La Commission a annoncé avoir tenu compte des préoccupations des Etats membres inquiets (notamment France, Pologne et Italie), en travaillant sur la clause de sauvegarde.
Il faut savoir que cette clause de sauvegarde était déjà présente dans l’accord, et, de l’aveu de tous, totalement inopérante ! La France l’avait d’ailleurs admis lorsqu’elle s’opposait encore publiquement à « l’accord en l’état », en demandant des garanties du Mercosur sur les normes de production et les engagements environnementaux.
Aujourd’hui, la France semble publiquement se satisfaire de ces annonces… Pourtant, l’accord n’a pas du tout été modifié depuis la fin d’année dernière : il n’y a pas plus de garanties concernant les normes ou l’environnement, que de nouveauté concernant cette clause !!!
En cette rentrée, la Commission a simplement produit un document2 unilatéral et non législatif (donc sans l’accord du Mercosur, et qui n’a aucune portée contraignante). Elle y annonce un suivi régulier de la conjoncture et la possibilité de mettre en œuvre des mesures de protection de son marché, si des preuves de préjudices sont avérées3 ! Ce n’est que de la poudre aux yeux, servant d’alibi aux Etats membres comme la France afin qu’ils valident l’accord !
Et maintenant ?
Désormais la procédure de ratification est lancée, et plusieurs étapes doivent encore être franchies, donnant encore des possibilités d’action !

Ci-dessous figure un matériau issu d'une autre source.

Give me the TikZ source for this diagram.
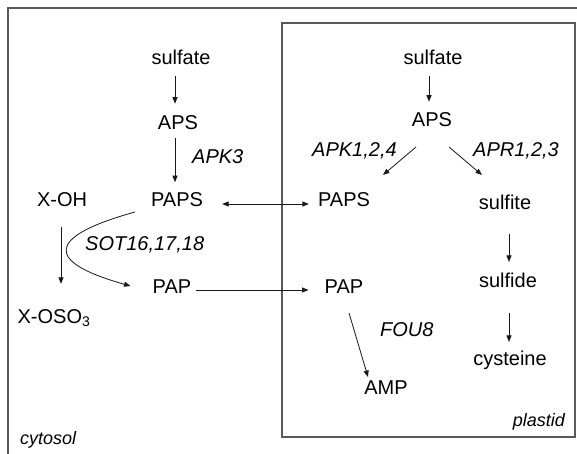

- Au Conseil européen : si la possibilité d’un véto français semble désormais écartée, celle d’une minorité de blocage reste possible (bien que peu probable)
➔ En tout état de cause, il faut maintenir la pression sur la France, afin qu’elle continue à s’opposer publiquement à l’accord, et travaille justement à cette minorité de blocage
- Au Parlement européen : celui-ci doit s’exprimer sur l’accord à la majorité
o Les Parlementaires européens français, très majoritairement opposés à l’accord, travaillent à obtenir une opposition du Parlement. A ce stade, il semble que ce vote pourrait se jouer à quelques voix près, dans un sens ou dans l’autre
➔ Il est donc très important de solliciter l’ensemble des parlementaires du territoire, afin de maintenir la pression sur les groupes politiques
- Via la Cour de Justice Européenne : il est aussi possible de saisir la Cour de Justice Européenne (CJUE) afin qu’elle se prononce sur la procédure de ratification ainsi que sur la cohérence du texte avec les ambitions européennes (notamment environnementales)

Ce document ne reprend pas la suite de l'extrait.